EXERCISE INSTRUCTIONS:
Images are not part of the copy; transcribe all the data exactly.

DATA PROVIDED:
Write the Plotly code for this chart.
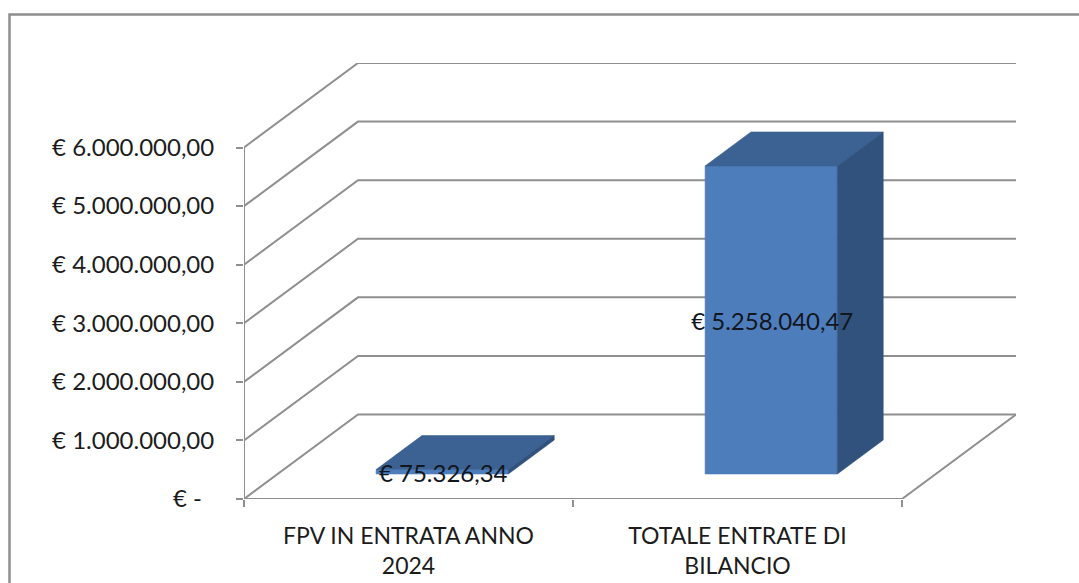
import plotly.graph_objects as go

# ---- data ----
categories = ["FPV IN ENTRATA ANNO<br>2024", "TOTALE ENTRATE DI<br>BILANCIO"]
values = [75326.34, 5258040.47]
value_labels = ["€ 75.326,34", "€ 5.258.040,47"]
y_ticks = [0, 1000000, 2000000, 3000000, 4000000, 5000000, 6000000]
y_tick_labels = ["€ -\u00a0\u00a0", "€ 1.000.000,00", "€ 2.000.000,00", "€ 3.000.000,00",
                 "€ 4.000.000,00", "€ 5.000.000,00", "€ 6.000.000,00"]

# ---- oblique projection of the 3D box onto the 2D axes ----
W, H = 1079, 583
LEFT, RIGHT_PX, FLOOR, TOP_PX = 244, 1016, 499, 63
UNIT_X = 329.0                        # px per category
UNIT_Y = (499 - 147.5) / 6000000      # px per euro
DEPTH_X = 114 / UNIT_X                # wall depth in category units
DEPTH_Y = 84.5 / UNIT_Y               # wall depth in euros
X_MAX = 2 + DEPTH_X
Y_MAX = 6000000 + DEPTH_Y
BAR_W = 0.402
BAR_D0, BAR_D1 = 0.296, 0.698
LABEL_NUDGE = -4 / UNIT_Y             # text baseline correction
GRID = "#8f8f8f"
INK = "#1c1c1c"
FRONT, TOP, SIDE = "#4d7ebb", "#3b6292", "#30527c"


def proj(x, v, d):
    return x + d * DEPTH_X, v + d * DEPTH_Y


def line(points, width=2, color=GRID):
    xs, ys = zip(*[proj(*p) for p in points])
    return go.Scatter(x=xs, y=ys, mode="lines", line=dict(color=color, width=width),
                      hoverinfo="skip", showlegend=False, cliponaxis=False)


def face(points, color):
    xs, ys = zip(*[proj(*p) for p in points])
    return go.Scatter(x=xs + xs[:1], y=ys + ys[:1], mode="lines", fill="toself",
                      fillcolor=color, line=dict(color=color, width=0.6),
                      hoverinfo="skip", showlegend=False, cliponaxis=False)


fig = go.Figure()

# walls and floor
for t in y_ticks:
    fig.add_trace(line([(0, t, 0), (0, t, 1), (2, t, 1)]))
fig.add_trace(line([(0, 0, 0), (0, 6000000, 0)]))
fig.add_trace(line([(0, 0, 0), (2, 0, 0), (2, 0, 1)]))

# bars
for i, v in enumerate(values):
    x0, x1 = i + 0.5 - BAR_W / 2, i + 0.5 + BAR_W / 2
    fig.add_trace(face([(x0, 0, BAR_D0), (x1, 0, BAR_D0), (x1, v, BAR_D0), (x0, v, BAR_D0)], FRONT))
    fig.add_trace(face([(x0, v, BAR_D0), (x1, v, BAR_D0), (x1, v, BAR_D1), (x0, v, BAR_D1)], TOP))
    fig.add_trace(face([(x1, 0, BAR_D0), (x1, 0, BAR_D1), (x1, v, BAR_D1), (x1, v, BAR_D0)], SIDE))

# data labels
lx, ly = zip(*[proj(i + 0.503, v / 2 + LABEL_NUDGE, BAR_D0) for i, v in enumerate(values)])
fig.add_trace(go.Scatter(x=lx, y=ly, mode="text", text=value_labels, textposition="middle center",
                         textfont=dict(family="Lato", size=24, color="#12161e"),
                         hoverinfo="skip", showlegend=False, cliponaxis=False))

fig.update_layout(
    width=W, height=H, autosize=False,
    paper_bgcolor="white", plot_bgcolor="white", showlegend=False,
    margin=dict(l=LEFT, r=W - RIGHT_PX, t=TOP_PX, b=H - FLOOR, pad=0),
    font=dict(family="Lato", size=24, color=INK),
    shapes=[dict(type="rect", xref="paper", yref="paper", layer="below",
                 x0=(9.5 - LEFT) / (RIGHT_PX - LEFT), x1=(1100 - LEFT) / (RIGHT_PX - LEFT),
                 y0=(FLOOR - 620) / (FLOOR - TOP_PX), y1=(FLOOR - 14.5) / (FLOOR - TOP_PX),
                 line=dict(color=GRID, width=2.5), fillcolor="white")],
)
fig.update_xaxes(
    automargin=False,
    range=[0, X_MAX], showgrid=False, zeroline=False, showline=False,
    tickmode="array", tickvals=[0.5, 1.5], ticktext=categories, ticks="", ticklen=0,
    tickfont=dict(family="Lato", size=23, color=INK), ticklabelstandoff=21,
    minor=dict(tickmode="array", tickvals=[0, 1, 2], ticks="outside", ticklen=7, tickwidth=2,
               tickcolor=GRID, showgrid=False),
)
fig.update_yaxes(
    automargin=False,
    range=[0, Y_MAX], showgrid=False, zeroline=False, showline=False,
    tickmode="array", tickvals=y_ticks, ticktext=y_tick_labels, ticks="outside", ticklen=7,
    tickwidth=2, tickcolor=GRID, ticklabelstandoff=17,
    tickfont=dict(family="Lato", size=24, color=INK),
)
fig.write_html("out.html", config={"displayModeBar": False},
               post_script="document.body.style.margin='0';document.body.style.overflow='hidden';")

SOLVED EXERCISE:
Write the Plotly code for this chart.
import plotly.graph_objects as go

# ---- data ----
categories = ["FPV IN ENTRATA ANNO<br>2024", "TOTALE ENTRATE DI<br>BILANCIO"]
values = [75326.34, 5258040.47]
value_labels = ["€ 75.326,34", "€ 5.258.040,47"]
y_ticks = [0, 1000000, 2000000, 3000000, 4000000, 5000000, 6000000]
y_tick_labels = ["€ -\u00a0\u00a0", "€ 1.000.000,00", "€ 2.000.000,00", "€ 3.000.000,00",
                 "€ 4.000.000,00", "€ 5.000.000,00", "€ 6.000.000,00"]

# ---- oblique projection of the 3D box onto the 2D axes ----
W, H = 1079, 583
LEFT, RIGHT_PX, FLOOR, TOP_PX = 244, 1016, 499, 63
UNIT_X = 329.0                        # px per category
UNIT_Y = (499 - 147.5) / 6000000      # px per euro
DEPTH_X = 114 / UNIT_X                # wall depth in category units
DEPTH_Y = 84.5 / UNIT_Y               # wall depth in euros
X_MAX = 2 + DEPTH_X
Y_MAX = 6000000 + DEPTH_Y
BAR_W = 0.402
BAR_D0, BAR_D1 = 0.296, 0.698
LABEL_NUDGE = -4 / UNIT_Y             # text baseline correction
GRID = "#8f8f8f"
INK = "#1c1c1c"
FRONT, TOP, SIDE = "#4d7ebb", "#3b6292", "#30527c"


def proj(x, v, d):
    return x + d * DEPTH_X, v + d * DEPTH_Y


def line(points, width=2, color=GRID):
    xs, ys = zip(*[proj(*p) for p in points])
    return go.Scatter(x=xs, y=ys, mode="lines", line=dict(color=color, width=width),
                      hoverinfo="skip", showlegend=False, cliponaxis=False)


def face(points, color):
    xs, ys = zip(*[proj(*p) for p in points])
    return go.Scatter(x=xs + xs[:1], y=ys + ys[:1], mode="lines", fill="toself",
                      fillcolor=color, line=dict(color=color, width=0.6),
                      hoverinfo="skip", showlegend=False, cliponaxis=False)


fig = go.Figure()

# walls and floor
for t in y_ticks:
    fig.add_trace(line([(0, t, 0), (0, t, 1), (2, t, 1)]))
fig.add_trace(line([(0, 0, 0), (0, 6000000, 0)]))
fig.add_trace(line([(0, 0, 0), (2, 0, 0), (2, 0, 1)]))

# bars
for i, v in enumerate(values):
    x0, x1 = i + 0.5 - BAR_W / 2, i + 0.5 + BAR_W / 2
    fig.add_trace(face([(x0, 0, BAR_D0), (x1, 0, BAR_D0), (x1, v, BAR_D0), (x0, v, BAR_D0)], FRONT))
    fig.add_trace(face([(x0, v, BAR_D0), (x1, v, BAR_D0), (x1, v, BAR_D1), (x0, v, BAR_D1)], TOP))
    fig.add_trace(face([(x1, 0, BAR_D0), (x1, 0, BAR_D1), (x1, v, BAR_D1), (x1, v, BAR_D0)], SIDE))

# data labels
lx, ly = zip(*[proj(i + 0.503, v / 2 + LABEL_NUDGE, BAR_D0) for i, v in enumerate(values)])
fig.add_trace(go.Scatter(x=lx, y=ly, mode="text", text=value_labels, textposition="middle center",
                         textfont=dict(family="Lato", size=24, color="#12161e"),
                         hoverinfo="skip", showlegend=False, cliponaxis=False))

fig.update_layout(
    width=W, height=H, autosize=False,
    paper_bgcolor="white", plot_bgcolor="white", showlegend=False,
    margin=dict(l=LEFT, r=W - RIGHT_PX, t=TOP_PX, b=H - FLOOR, pad=0),
    font=dict(family="Lato", size=24, color=INK),
    shapes=[dict(type="rect", xref="paper", yref="paper", layer="below",
                 x0=(9.5 - LEFT) / (RIGHT_PX - LEFT), x1=(1100 - LEFT) / (RIGHT_PX - LEFT),
                 y0=(FLOOR - 620) / (FLOOR - TOP_PX), y1=(FLOOR - 14.5) / (FLOOR - TOP_PX),
                 line=dict(color=GRID, width=2.5), fillcolor="white")],
)
fig.update_xaxes(
    automargin=False,
    range=[0, X_MAX], showgrid=False, zeroline=False, showline=False,
    tickmode="array", tickvals=[0.5, 1.5], ticktext=categories, ticks="", ticklen=0,
    tickfont=dict(family="Lato", size=23, color=INK), ticklabelstandoff=21,
    minor=dict(tickmode="array", tickvals=[0, 1, 2], ticks="outside", ticklen=7, tickwidth=2,
               tickcolor=GRID, showgrid=False),
)
fig.update_yaxes(
    automargin=False,
    range=[0, Y_MAX], showgrid=False, zeroline=False, showline=False,
    tickmode="array", tickvals=y_ticks, ticktext=y_tick_labels, ticks="outside", ticklen=7,
    tickwidth=2, tickcolor=GRID, ticklabelstandoff=17,
    tickfont=dict(family="Lato", size=24, color=INK),
)
fig.write_html("out.html", config={"displayModeBar": False},
               post_script="document.body.style.margin='0';document.body.style.overflow='hidden';")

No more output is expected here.